Mr. Speaker, I do not know whether I am unlucky or lucky. Each time an issue dealing with things such as employment equity, discrimination, or fairness in hiring comes up, I always speak after the member for Wild Rose. What it means is that I normally do not have to worry about going back to a speech that somebody else wrote for me. He usually incites me to find things inside that are germane to my very being, that are at the core of what I am and the reason I got into politics.
Some of the nonsense I hear espoused by that particular member does a great disservice, not only to the constituents he represents but to the party he belongs to and the Parliament he sits in. This member consistently and constantly gets up and shows that it is okay to speak in the Parliament of Canada-and I do not deny him the right or the privilege to do so-and pretend that things are other than what they are.
I listened to this member say "What about the white male?" He told everyone who was listening tonight that his 23-year-old mailman son, I think he said, had to go south of the border, had to get a green card. I am sorry for that. I hope that my son will be able to get employment in this country when he is ready to enter the labour market. But I want to give him a wake-up call. There are many sons of people in my constituency whose colour is not the same as mine or the member for Wild Rose, whose native language is not the same as mine or the member for Wild Rose, whose fathers cannot get employment in this country, not because the jobs do not exist but solely because of the colour of their skin, the language they speak, or their cultural heritage. That is the reality in this country.
If the member for Wild Rose wants to be shown, I will issue him an invitation to come down and I will walk him through the back streets of Preston, Nova Scotia, and he can meet the people who for generations have fought to be included. They have not asked to be given special treatment, they have not asked to be singled out. They have asked to be treated like his white male 23-year-old son to participate to the fullness of their ability in the labour market. That is what this is all about.
For the hon. member to deny this tells me that this individual and the fact that he can get up and speak the way he does in the House is more a testament to the tolerance of the democratic institution called Parliament than it is to the point of view he espouses.
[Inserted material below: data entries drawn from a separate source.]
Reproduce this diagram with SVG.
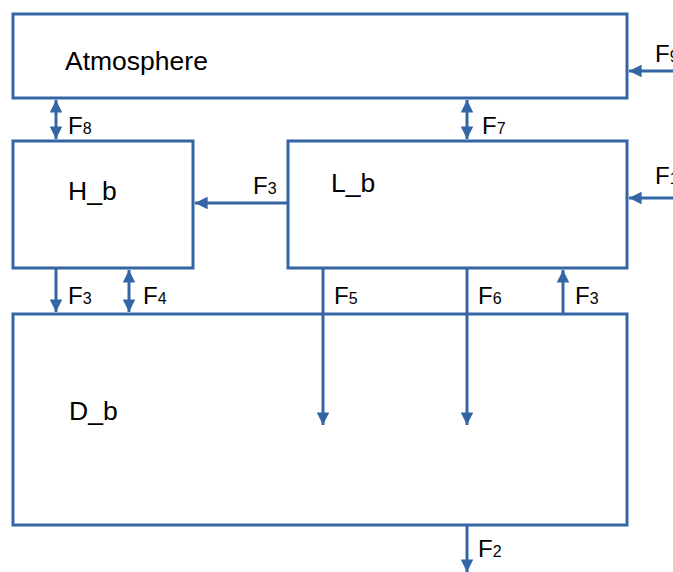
<svg xmlns="http://www.w3.org/2000/svg" width="673" height="572" viewBox="0 0 673 572">
  <style>
    .box { fill: #ffffff; stroke: #3465a4; stroke-width: 3; }
    .flow { stroke: #3465a4; stroke-width: 3; fill: none; }
    .name { font-family: "Liberation Sans", Arial, sans-serif; font-size: 26.5px; fill: #000; }
    .lbl { font-family: "Liberation Sans", Arial, sans-serif; font-size: 24px; fill: #000; }
    .sub { font-size: 16px; }
  </style>
  <defs>
    <marker id="head" viewBox="0 0 10 10" refX="10" refY="5" markerWidth="4.2" markerHeight="4.2" markerUnits="strokeWidth" orient="auto-start-reverse">
      <path d="M0,0 L10,5 L0,10 z" fill="#3465a4"/>
    </marker>
  </defs>
  <rect width="673" height="572" fill="#ffffff"/>

  <g id="atmosphere">
    <rect class="box" x="13" y="14" width="614" height="84"/>
    <text class="name" x="65" y="70">Atmosphere</text>
  </g>
  <g id="h_b">
    <rect class="box" x="13" y="141" width="180" height="127"/>
    <text class="name" x="68" y="200">H_b</text>
  </g>
  <g id="l_b">
    <rect class="box" x="288" y="141" width="339" height="127"/>
    <text class="name" x="331" y="192">L_b</text>
  </g>
  <g id="d_b">
    <rect class="box" x="13" y="314" width="614" height="211"/>
    <text class="name" x="69" y="420">D_b</text>
  </g>

  <g id="connectors">
    <line class="flow" x1="56" y1="100" x2="56" y2="139" marker-start="url(#head)" marker-end="url(#head)"/>
    <line class="flow" x1="467" y1="100" x2="467" y2="139" marker-start="url(#head)" marker-end="url(#head)"/>
    <line class="flow" x1="673" y1="71" x2="629" y2="71" marker-end="url(#head)"/>
    <line class="flow" x1="673" y1="198" x2="629" y2="198" marker-end="url(#head)"/>
    <line class="flow" x1="288" y1="203" x2="195" y2="203" marker-end="url(#head)"/>
    <line class="flow" x1="56" y1="268" x2="56" y2="312" marker-end="url(#head)"/>
    <line class="flow" x1="129" y1="270" x2="129" y2="312" marker-start="url(#head)" marker-end="url(#head)"/>
    <line class="flow" x1="323" y1="268" x2="323" y2="425" marker-end="url(#head)"/>
    <line class="flow" x1="467" y1="268" x2="467" y2="425" marker-end="url(#head)"/>
    <line class="flow" x1="563" y1="314" x2="563" y2="270" marker-end="url(#head)"/>
    <line class="flow" x1="467" y1="525" x2="467" y2="572" marker-end="url(#head)"/>

    <text class="lbl" x="68" y="134">F<tspan class="sub">8</tspan></text>
    <text class="lbl" x="482" y="134">F<tspan class="sub">7</tspan></text>
    <text class="lbl" x="655" y="62">F<tspan class="sub">9</tspan></text>
    <text class="lbl" x="655" y="184">F<tspan class="sub">1</tspan></text>
    <text class="lbl" x="253" y="194">F<tspan class="sub">3</tspan></text>
    <text class="lbl" x="68" y="304">F<tspan class="sub">3</tspan></text>
    <text class="lbl" x="143" y="304">F<tspan class="sub">4</tspan></text>
    <text class="lbl" x="334" y="304">F<tspan class="sub">5</tspan></text>
    <text class="lbl" x="478" y="304">F<tspan class="sub">6</tspan></text>
    <text class="lbl" x="575" y="304">F<tspan class="sub">3</tspan></text>
    <text class="lbl" x="478" y="557">F<tspan class="sub">2</tspan></text>
  </g>
</svg>
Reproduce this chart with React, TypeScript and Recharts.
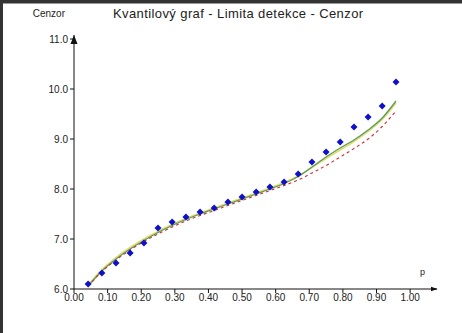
import { ComposedChart, Line, ReferenceDot, Scatter, XAxis, YAxis } from "recharts";

// pořadí kvantilů p
const pValues = [0.042, 0.083, 0.125, 0.167, 0.208, 0.25, 0.292, 0.333, 0.375, 0.417, 0.458, 0.5, 0.542, 0.583, 0.625, 0.667, 0.708, 0.75, 0.792, 0.833, 0.875, 0.917, 0.958];
// naměřené hodnoty (body)
const cenzor = [6.1, 6.32, 6.52, 6.72, 6.92, 7.22, 7.34, 7.44, 7.54, 7.62, 7.74, 7.84, 7.94, 8.04, 8.14, 8.3, 8.54, 8.74, 8.94, 9.24, 9.44, 9.66, 10.14];
// teoretické křivky
const greenFit = [6.06, 6.36, 6.6, 6.8, 6.97, 7.13, 7.27, 7.39, 7.5, 7.6, 7.7, 7.8, 7.9, 8.0, 8.11, 8.25, 8.44, 8.64, 8.82, 8.98, 9.18, 9.42, 9.76];
const yellowFit = [6.08, 6.39, 6.63, 6.83, 7.0, 7.15, 7.29, 7.41, 7.52, 7.62, 7.72, 7.82, 7.92, 8.02, 8.13, 8.26, 8.43, 8.61, 8.78, 8.95, 9.15, 9.39, 9.72];
const redFit = [6.05, 6.35, 6.58, 6.78, 6.95, 7.1, 7.24, 7.36, 7.47, 7.57, 7.67, 7.77, 7.87, 7.97, 8.07, 8.18, 8.32, 8.47, 8.64, 8.81, 9.0, 9.25, 9.56];

const xTicks = [0, 0.1, 0.2, 0.3, 0.4, 0.5, 0.6, 0.7, 0.8, 0.9, 1.0];
const yTicks = [6, 7, 8, 9, 10, 11];

const data = pValues.map((p, i) => ({
  p,
  cenzor: cenzor[i],
  green: greenFit[i],
  yellow: yellowFit[i],
  red: redFit[i],
}));

const font = "'Liberation Sans', Arial, sans-serif";
const tickStyle = { fill: "#222", fontSize: 10, fontFamily: font };

const Diamond = (props: any) => {
  const { cx, cy } = props;
  if (cx == null || cy == null) return null;
  return <path d={`M${cx},${cy - 3.5}L${cx + 3.5},${cy}L${cx},${cy + 3.5}L${cx - 3.5},${cy}Z`} fill="#1010c8" />;
};

const UpArrow = (props: any) => {
  const { cx, cy } = props;
  if (cx == null || cy == null) return null;
  return <path d={`M${cx},${cy}L${cx + 3.5},${cy + 9}L${cx - 3.5},${cy + 9}Z`} fill="#111" />;
};

export default function App() {
  return (
    <div style={{ position: "absolute", left: 0, top: 0, width: 462, height: 333, background: "#fff", overflow: "hidden" }}>
      <div style={{ position: "absolute", left: 0, top: 0, width: 462, height: 3, background: "#333" }} />
      <div style={{ position: "absolute", left: 0, top: 3, width: 462, height: 1, background: "#999" }} />
      <div style={{ position: "absolute", left: 0, top: 0, width: 3, height: 333, background: "#333" }} />
      <div
        style={{
          position: "absolute",
          left: 113,
          top: 6,
          fontFamily: font,
          fontSize: 13,
          color: "#222",
          whiteSpace: "nowrap",
          letterSpacing: 0.4,
        }}
      >
        Kvantilový graf - Limita detekce - Cenzor
      </div>
      <ComposedChart width={462} height={333} data={data} margin={{ top: 35, right: 25, bottom: 14, left: 0 }}>
        <defs>
          <marker id="arrow" viewBox="0 0 10 10" refX="9" refY="5" markerWidth="7" markerHeight="7" orient="auto" markerUnits="userSpaceOnUse">
            <path d="M0,1.5L10,5L0,8.5Z" fill="#111" />
          </marker>
        </defs>
        <XAxis
          dataKey="p"
          type="number"
          domain={[0, 1.08]}
          ticks={xTicks}
          tickFormatter={(v: number) => v.toFixed(2)}
          tick={tickStyle}
          tickSize={4}
          tickMargin={1}
          height={30}
          axisLine={{ stroke: "#111", strokeWidth: 1, markerEnd: "url(#arrow)" }}
          tickLine={{ stroke: "#111" }}
          label={{
            content: ({ viewBox }: any) => (
              <text x={viewBox.x + viewBox.width - 17} y={viewBox.y - 14} fontSize={9} fontFamily={font} fill="#222">
                p
              </text>
            ),
          }}
        />
        <YAxis
          type="number"
          domain={[6, 11.08]}
          ticks={yTicks}
          tickFormatter={(v: number) => v.toFixed(1)}
          tick={tickStyle}
          tickSize={4}
          tickMargin={2}
          width={74}
          axisLine={{ stroke: "#111", strokeWidth: 1 }}
          tickLine={{ stroke: "#111" }}
          label={{
            content: ({ viewBox }: any) => (
              <text x={viewBox.x + viewBox.width - 9} y={viewBox.y - 18} textAnchor="end" fontSize={10} fontFamily={font} fill="#222">
                Cenzor
              </text>
            ),
          }}
        />
        <ReferenceDot x={0} y={11.08} ifOverflow="visible" shape={<UpArrow />} />
        <Line dataKey="yellow" type="monotone" stroke="#e2dc6a" strokeWidth={1.5} dot={false} isAnimationActive={false} />
        <Line dataKey="green" type="monotone" stroke="#5a9a5a" strokeWidth={1.3} dot={false} isAnimationActive={false} />
        <Line dataKey="red" type="monotone" stroke="#c83232" strokeWidth={1.1} strokeDasharray="3 3" dot={false} isAnimationActive={false} />
        <Scatter dataKey="cenzor" shape={<Diamond />} isAnimationActive={false} />
      </ComposedChart>
    </div>
  );
}
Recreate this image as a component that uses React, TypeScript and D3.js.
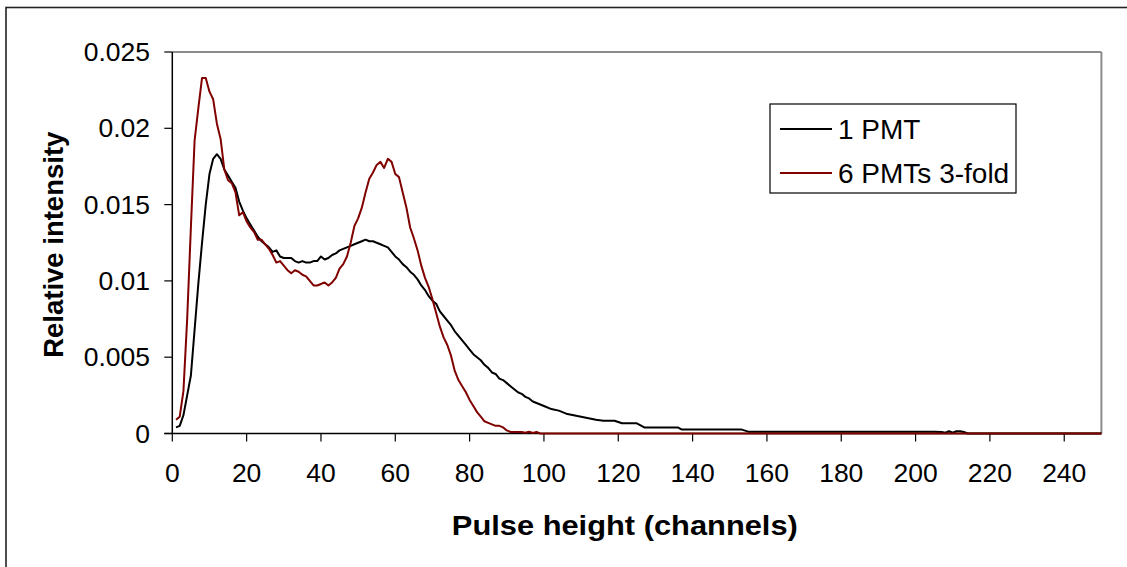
import React from "react";
import * as d3 from "d3";

// ---- data ----
const onePmtChannels: number[] = [
  1, 2, 3, 4, 5, 6, 7, 8, 9, 10, 11, 12, 13, 14, 15, 16, 17, 18, 19, 20,
  21, 22, 23, 24, 25, 26, 27, 28, 29, 30, 31, 32, 33, 34, 35, 36, 37, 38, 39, 40,
  41, 42, 43, 44, 45, 46, 47, 48, 49, 50, 51, 52, 53, 54, 55, 56, 57, 58, 59, 60,
  61, 62, 63, 64, 65, 66, 67, 68, 69, 70, 71, 72, 73, 74, 75, 76, 77, 78, 79, 80,
  81, 82, 83, 84, 85, 86, 87, 88, 89, 90, 91, 92, 93, 94, 95, 96, 97, 98, 99, 100,
  102, 104, 106, 108, 110, 112, 114, 116, 119, 121, 125, 127, 136, 137, 153, 155,
  205, 207, 208, 209, 210, 211, 212, 213, 214, 250,
];
const onePmtValues: number[] = [
  0.0004, 0.0005, 0.0012, 0.0025, 0.0038, 0.0068, 0.0098, 0.0125, 0.015, 0.017,
  0.018, 0.0183, 0.018, 0.0173, 0.0169, 0.0165, 0.0161, 0.0152, 0.0146, 0.0141,
  0.0137, 0.0133, 0.0129, 0.0126, 0.0124, 0.0122, 0.0119, 0.012, 0.0116, 0.0115,
  0.0115, 0.0115, 0.0113, 0.0112, 0.0113, 0.0112, 0.0112, 0.0113, 0.0113, 0.0116,
  0.0114, 0.0115, 0.0117, 0.0118, 0.012, 0.0121, 0.0122, 0.0123, 0.0124, 0.0125,
  0.0126, 0.0127, 0.0126, 0.0126, 0.0125, 0.0124, 0.0123, 0.0122, 0.0119, 0.0116,
  0.0114, 0.0111, 0.0109, 0.0106, 0.0104, 0.0101, 0.0097, 0.0094, 0.009, 0.0087,
  0.0085, 0.008, 0.0077, 0.0074, 0.0071, 0.0067, 0.0064, 0.0061, 0.0058, 0.0055,
  0.0052, 0.005, 0.0048, 0.0045, 0.0043, 0.004, 0.0039, 0.0036, 0.0035, 0.0033,
  0.0031, 0.0029, 0.0027, 0.0026, 0.0024, 0.0023, 0.0021, 0.002, 0.0019, 0.0018,
  0.0016, 0.0015, 0.0013, 0.0012, 0.0011, 0.001, 0.0009, 0.00084, 0.00084, 0.00067,
  0.00067, 0.0004, 0.0004, 0.00027, 0.00027, 0.00012,
  0.00012, 0.0001, 0.00005, 0.00015, 0.00005, 0.00015, 0.00015, 0.0001, 0, 0,
];

const sixPmtChannels: number[] = [
  1, 2, 3, 4, 5, 6, 7, 8, 9, 10, 11, 12, 13, 14, 15, 16, 17, 18, 19, 20,
  21, 22, 23, 24, 25, 26, 27, 28, 29, 30, 31, 32, 33, 34, 35, 36, 37, 38, 39, 40,
  41, 42, 43, 44, 45, 46, 47, 48, 49, 50, 51, 52, 53, 54, 55, 56, 57, 58, 59, 60,
  61, 62, 63, 64, 65, 66, 67, 68, 69, 70, 71, 72, 73, 74, 75, 76, 77, 78, 79, 80,
  81, 82, 83, 84, 85, 86, 87, 88, 89, 90, 91, 92, 93, 94, 95, 96, 97, 98, 99, 100,
  250,
];
const sixPmtValues: number[] = [
  0.0009, 0.0011, 0.0028, 0.0075, 0.0135, 0.0192, 0.0213, 0.0233, 0.0233, 0.0224,
  0.0219, 0.0203, 0.0193, 0.0173, 0.0166, 0.0164, 0.0158, 0.0143, 0.0145, 0.0139,
  0.0135, 0.0132, 0.0127, 0.0127, 0.0124, 0.0121, 0.0117, 0.0112, 0.0113, 0.011,
  0.0107, 0.0105, 0.0107, 0.0106, 0.0104, 0.0103, 0.01, 0.0097, 0.0097, 0.0098,
  0.0099, 0.0097, 0.0099, 0.0102, 0.0108, 0.0111, 0.0116, 0.0125, 0.0136, 0.0141,
  0.0148, 0.0158, 0.0167, 0.0171, 0.0176, 0.0178, 0.0174, 0.018, 0.0178, 0.017,
  0.0168, 0.0158, 0.0148, 0.0135, 0.0128, 0.012, 0.011, 0.0102, 0.0096, 0.0088,
  0.0079, 0.007, 0.0063, 0.0058, 0.0051, 0.0041, 0.0035, 0.0031, 0.0027, 0.0022,
  0.0018, 0.0014, 0.0011, 0.0008, 0.0007, 0.0006, 0.0005, 0.0005, 0.0004, 0.0002,
  0.0001, 0.0001, 0.0001, 0.0001, 0.00005, 0.00012, 0.00003, 0.0001, 0, 0,
  0,
];

const xTicks: number[] = [0, 20, 40, 60, 80, 100, 120, 140, 160, 180, 200, 220, 240];
const yTicks: number[] = [0, 0.005, 0.01, 0.015, 0.02, 0.025];
const yTickLabels: string[] = ["0", "0.005", "0.01", "0.015", "0.02", "0.025"];
const seriesNames: string[] = ["1 PMT", "6 PMTs 3-fold"];
const seriesColors: string[] = ["#000000", "#800000"];

const FONT = "'Liberation Sans', Arial, sans-serif";

export default function App() {
  const W = 1127;
  const H = 567;
  const left = 172.3;
  const right = 1101.4;
  const top = 52;
  const bottom = 433.5;

  const x = d3.scaleLinear().domain([0, 250]).range([left, right]);
  const y = d3.scaleLinear().domain([0, 0.025]).range([bottom, top]);

  const line = d3
    .line<[number, number]>()
    .x((d) => x(d[0]))
    .y((d) => y(d[1]));

  const series = [
    { name: seriesNames[0], color: seriesColors[0], pts: onePmtChannels.map((c, i) => [c, onePmtValues[i]] as [number, number]) },
    { name: seriesNames[1], color: seriesColors[1], pts: sixPmtChannels.map((c, i) => [c, sixPmtValues[i]] as [number, number]) },
  ];

  const legX = 770;
  const legY = 104;
  const legW = 246;
  const legH = 89;

  return (
    <svg
      width={W}
      height={H}
      style={{ position: "absolute", left: 0, top: 0, background: "#fff" }}
      fontFamily={FONT}
    >
      <rect x={0} y={0} width={W} height={H} fill="#fff" />
      {/* outer chart frame */}
      <rect x={6} y={7.5} width={W + 20} height={H + 20} fill="none" stroke="#222" strokeWidth={1.6} />

      {/* plot area border (gray top & right) */}
      <line x1={left} x2={right} y1={top} y2={top} stroke="#8c8c8c" strokeWidth={2} />
      <line x1={right} x2={right} y1={top} y2={bottom} stroke="#8c8c8c" strokeWidth={2} />

      {/* y axis */}
      <line x1={left} x2={left} y1={top} y2={bottom} stroke="#000" strokeWidth={1.5} />
      {yTicks.map((t, i) => (
        <g key={"y" + i}>
          <line x1={left - 8} x2={left} y1={y(t)} y2={y(t)} stroke="#000" strokeWidth={1.2} />
          <text
            x={150}
            y={y(t)}
            textAnchor="end"
            dominantBaseline="central"
            fontSize={26.5}
            fill="#000"
          >
            {yTickLabels[i]}
          </text>
        </g>
      ))}

      {/* x axis */}
      <line x1={left - 8} x2={right} y1={bottom} y2={bottom} stroke="#000" strokeWidth={1.5} />
      {xTicks.map((t) => (
        <g key={"x" + t}>
          <line x1={x(t)} x2={x(t)} y1={bottom} y2={bottom + 8} stroke="#000" strokeWidth={1.2} />
          <text x={x(t)} y={482} textAnchor="middle" fontSize={26.5} fill="#000">
            {t}
          </text>
        </g>
      ))}

      {/* series */}
      {series.map((s) => (
        <path key={s.name} d={line(s.pts) || ""} fill="none" stroke={s.color} strokeWidth={2} strokeLinejoin="round" />
      ))}

      {/* axis titles */}
      <text
        x={(left + right) / 2 - 12}
        y={535}
        textAnchor="middle"
        fontSize={28}
        fontWeight="bold"
        fill="#000"
        textLength={346}
        lengthAdjust="spacingAndGlyphs"
      >
        Pulse height (channels)
      </text>
      <text
        transform={`translate(63, ${(top + bottom) / 2 + 2}) rotate(-90)`}
        textAnchor="middle"
        fontSize={27.5}
        fontWeight="bold"
        fill="#000"
      >
        Relative intensity
      </text>

      {/* legend */}
      <rect x={legX} y={legY} width={legW} height={legH} fill="#fff" stroke="#000" strokeWidth={1.2} />
      {series.map((s, i) => (
        <g key={"leg" + i}>
          <line x1={780} x2={832} y1={129 + i * 44} y2={129 + i * 44} stroke={s.color} strokeWidth={2} />
          <text x={838} y={129 + i * 44} dominantBaseline="central" fontSize={28} fill="#000">
            {s.name}
          </text>
        </g>
      ))}
    </svg>
  );
}
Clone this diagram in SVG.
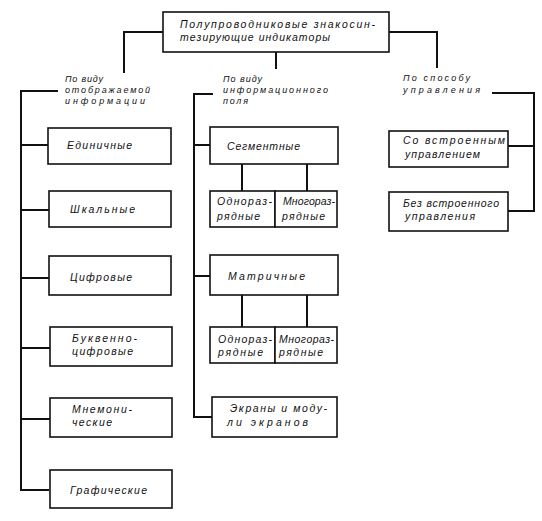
<svg xmlns="http://www.w3.org/2000/svg" width="542" height="521" viewBox="0 0 542 521">
<style>
  .box { fill: #fff; stroke: #111; stroke-width: 1.6; }
  .conn { fill: none; stroke: #111; stroke-width: 2; stroke-linecap: square; }
  text { font-family: "Liberation Sans", "DejaVu Sans", sans-serif; font-style: italic; font-size: 10.5px; fill: #111; }
  .lbl text { font-size: 9px; }
</style>
<rect width="542" height="521" fill="#fff"/>
<g id="connectors">
  <polyline class="conn" points="163,32 124,32 124,72"/>
  <line class="conn" x1="276" y1="52" x2="276" y2="68"/>
  <polyline class="conn" points="389,32 437,32 437,67"/>
  <polyline class="conn" points="57,91 21,91 21,490 48,490"/>
  <line class="conn" x1="21" y1="145" x2="48" y2="145"/>
  <line class="conn" x1="21" y1="210" x2="48" y2="210"/>
  <line class="conn" x1="21" y1="278" x2="48" y2="278"/>
  <line class="conn" x1="21" y1="348" x2="50" y2="348"/>
  <line class="conn" x1="21" y1="419" x2="50" y2="419"/>
  <polyline class="conn" points="212,94 194,94 194,417 212,417"/>
  <line class="conn" x1="194" y1="145" x2="210" y2="145"/>
  <line class="conn" x1="194" y1="276" x2="210" y2="276"/>
  <line class="conn" x1="242" y1="164" x2="242" y2="191"/>
  <line class="conn" x1="307" y1="164" x2="307" y2="191"/>
  <line class="conn" x1="242" y1="295" x2="242" y2="327"/>
  <line class="conn" x1="307" y1="295" x2="307" y2="327"/>
  <polyline class="conn" points="493,93 534,93 534,211 508,211"/>
  <line class="conn" x1="508" y1="146" x2="534" y2="146"/>
</g>
<g id="root">
  <rect class="box" x="163" y="12" width="226" height="40"/>
  <text x="180" y="28" textLength="195" lengthAdjust="spacing">Полупроводниковые знакосин-</text>
  <text x="180" y="41" textLength="150" lengthAdjust="spacing">тезирующие индикаторы</text>
</g>
<g id="label-display" class="lbl">
  <text x="65" y="82" textLength="38" lengthAdjust="spacing">По виду</text>
  <text x="65" y="93" textLength="85" lengthAdjust="spacing">отображаемой</text>
  <text x="65" y="104" textLength="80" lengthAdjust="spacing">информации</text>
</g>
<g id="label-field" class="lbl">
  <text x="223" y="82" textLength="39" lengthAdjust="spacing">По виду</text>
  <text x="223" y="93" textLength="105" lengthAdjust="spacing">информационного</text>
  <text x="223" y="104" textLength="25" lengthAdjust="spacing">поля</text>
</g>
<g id="label-control" class="lbl">
  <text x="403" y="81" textLength="67" lengthAdjust="spacing">По способу</text>
  <text x="403" y="93" textLength="77" lengthAdjust="spacing">управления</text>
</g>
<g id="n-edinichnye">
  <rect class="box" x="48" y="128" width="123" height="36"/>
  <text x="67" y="149" textLength="65" lengthAdjust="spacing">Единичные</text>
</g>
<g id="n-shkalnye">
  <rect class="box" x="49" y="191" width="122" height="36"/>
  <text x="70" y="213" textLength="65" lengthAdjust="spacing">Шкальные</text>
</g>
<g id="n-cifrovye">
  <rect class="box" x="49" y="256" width="122" height="39"/>
  <text x="70" y="281" textLength="62" lengthAdjust="spacing">Цифровые</text>
</g>
<g id="n-bukvenno">
  <rect class="box" x="50" y="327" width="122" height="39"/>
  <text x="72" y="342" textLength="65" lengthAdjust="spacing">Буквенно-</text>
  <text x="72" y="355" textLength="61" lengthAdjust="spacing">цифровые</text>
</g>
<g id="n-mnemonicheskie">
  <rect class="box" x="50" y="398" width="122" height="39"/>
  <text x="72" y="413" textLength="60" lengthAdjust="spacing">Мнемони-</text>
  <text x="72" y="426" textLength="40" lengthAdjust="spacing">ческие</text>
</g>
<g id="n-graficheskie">
  <rect class="box" x="50" y="470" width="122" height="38"/>
  <text x="70" y="494" textLength="77" lengthAdjust="spacing">Графические</text>
</g>
<g id="n-segmentnye">
  <rect class="box" x="210" y="127" width="128" height="37"/>
  <text x="227" y="150" textLength="73" lengthAdjust="spacing">Сегментные</text>
</g>
<g id="n-seg-odno">
  <rect class="box" x="210" y="191" width="65" height="36"/>
  <text x="217" y="205" textLength="55" lengthAdjust="spacing">Однораз-</text>
  <text x="217" y="220" textLength="43" lengthAdjust="spacing">рядные</text>
</g>
<g id="n-seg-mnogo">
  <rect class="box" x="275" y="191" width="62" height="36"/>
  <text x="283" y="205" textLength="52" lengthAdjust="spacing">Многораз-</text>
  <text x="282" y="220" textLength="43" lengthAdjust="spacing">рядные</text>
</g>
<g id="n-matrichnye">
  <rect class="box" x="210" y="255" width="128" height="40"/>
  <text x="228" y="280" textLength="77" lengthAdjust="spacing">Матричные</text>
</g>
<g id="n-mat-odno">
  <rect class="box" x="210" y="327" width="65" height="36"/>
  <text x="218" y="343" textLength="54" lengthAdjust="spacing">Однораз-</text>
  <text x="218" y="356" textLength="45" lengthAdjust="spacing">рядные</text>
</g>
<g id="n-mat-mnogo">
  <rect class="box" x="275" y="327" width="62" height="36"/>
  <text x="279" y="343" textLength="55" lengthAdjust="spacing">Многораз-</text>
  <text x="279" y="356" textLength="44" lengthAdjust="spacing">рядные</text>
</g>
<g id="n-ekrany">
  <rect class="box" x="212" y="397" width="125" height="40"/>
  <text x="230" y="412" textLength="97" lengthAdjust="spacing">Экраны и моду-</text>
  <text x="227" y="426" textLength="81" lengthAdjust="spacing">ли экранов</text>
</g>
<g id="n-so-vstroennym">
  <rect class="box" x="389" y="131" width="119" height="36"/>
  <text x="403" y="144" textLength="102" lengthAdjust="spacing">Со встроенным</text>
  <text x="405" y="158" textLength="75" lengthAdjust="spacing">управлением</text>
</g>
<g id="n-bez-vstroennogo">
  <rect class="box" x="389" y="192" width="119" height="39"/>
  <text x="403" y="207" textLength="96" lengthAdjust="spacing">Без встроенного</text>
  <text x="405" y="220" textLength="70" lengthAdjust="spacing">управления</text>
</g>
</svg>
The member opposite and the Reform Party get up and use this high office called Parliament-what John Turner used to refer to as the highest court in the land, and it is-to put forward points of view they know are dishonest, points of view that say there is no need in this country for the federal government, the lead government in this country, the highest court in the land, to put out in policies and programs what it believes are standards that should be followed in its own bailiwick, with its own employees in the areas it regulates, in federally regulated industries.
To listen to the member and those of his ilk over there one would believe that everything is rosy, that the status quo is something not just to be maintained but to be heralded. This is the way we have done it. This is the way it should be.